Haim, “Oh Well” (Live at Glastonbury 2014)
Like the Yardbirds’ “Train Kept A Rollin'” and the Kinks’ “You Really Got Me,” Fleetwood Mac’s “Oh Well” is a standard in the Great British Invasion Songbook. Billy Gibbons, Tom Petty and the Heartbreakers, Joe Jackson, Big Country, Ratt, Jason Isbell and the 400 Unit, Jimmy Page and the Black Crowes, Eels and Rick Springfield have all taken a stab at Fleetwood Mac’s first Hot 100 chart-topper. But none compare to the ferocity of Haim’s “Oh Well” from the 2014 Glastonbury Festival.
“On occasions like this, my sisters and I, we like to jam; is that okay for you guys?” bassist extraordinaire Este Haim asked the crowd from the stage. “We’re in the mood to fucking jam!” Then, flanked by their extended touring band, the sisters decimate most prior attempts to do this tune justice. Danielle Haim is a monster on lead guitar, and “Oh Well” is the quintessential vehicle for her six-string veracity.
The Lightning Seeds, “I Wish I Was in Love”

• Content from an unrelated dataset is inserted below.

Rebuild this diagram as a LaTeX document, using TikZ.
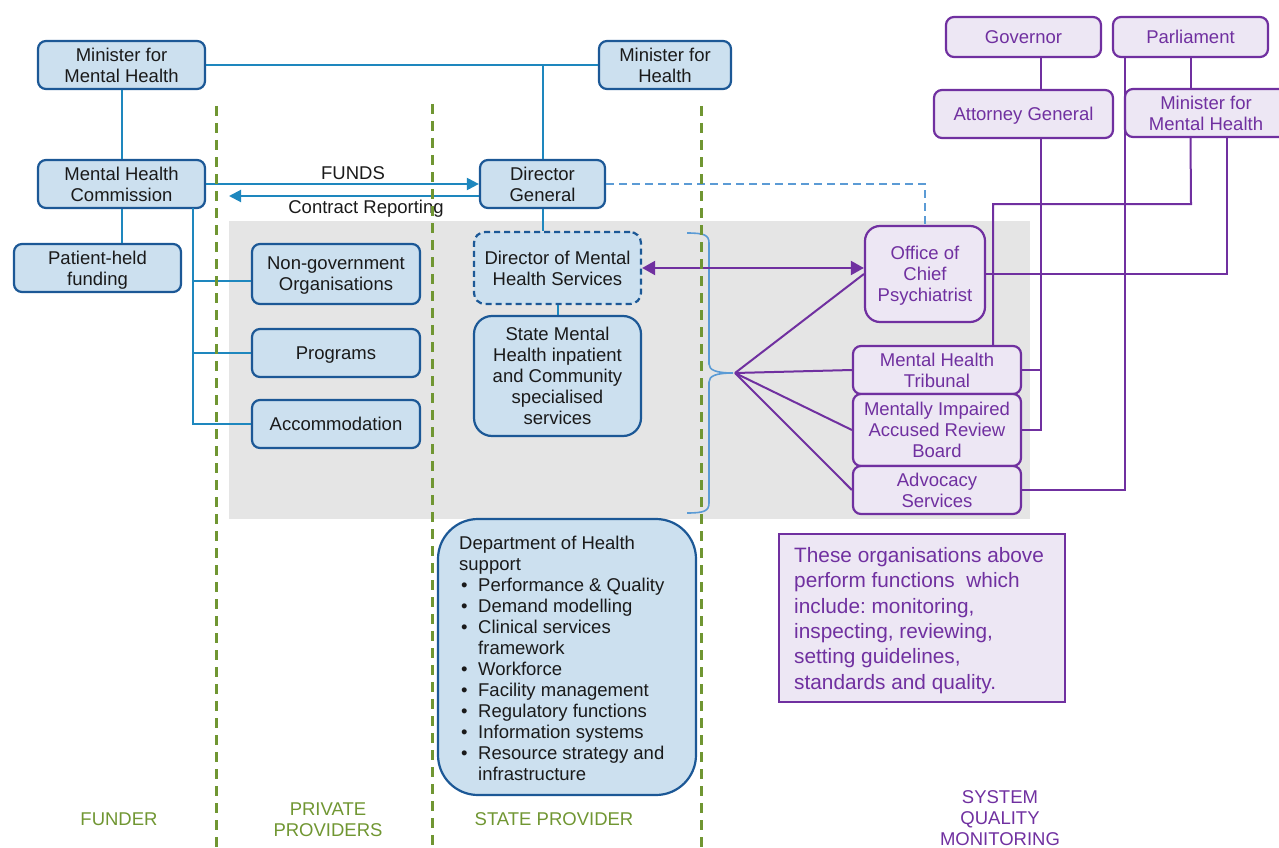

The Lightning Seeds are one of the most inexplicably unsung bands of the ‘90s Britpop movement. The brainchild of Liverpool’s Ian Broudie — best known for producing Echo & The Bunnymen essentials like Crocodiles and Porcupine — the Seeds turned into a full-fledged studio band by 1999, counting Zak Starkey and the Fall’s Simon Rogers among their ranks. Broudie didn’t technically cover Fleetwood Mac’s 1969 ballad “Man of the World” — instead, collaborating with The Specials’ Terry Hall, he repurposed the song’s primary melodic hook with such ease, it makes you wish a Green/Broudie/Hall super project could have transpired at some point in pop history.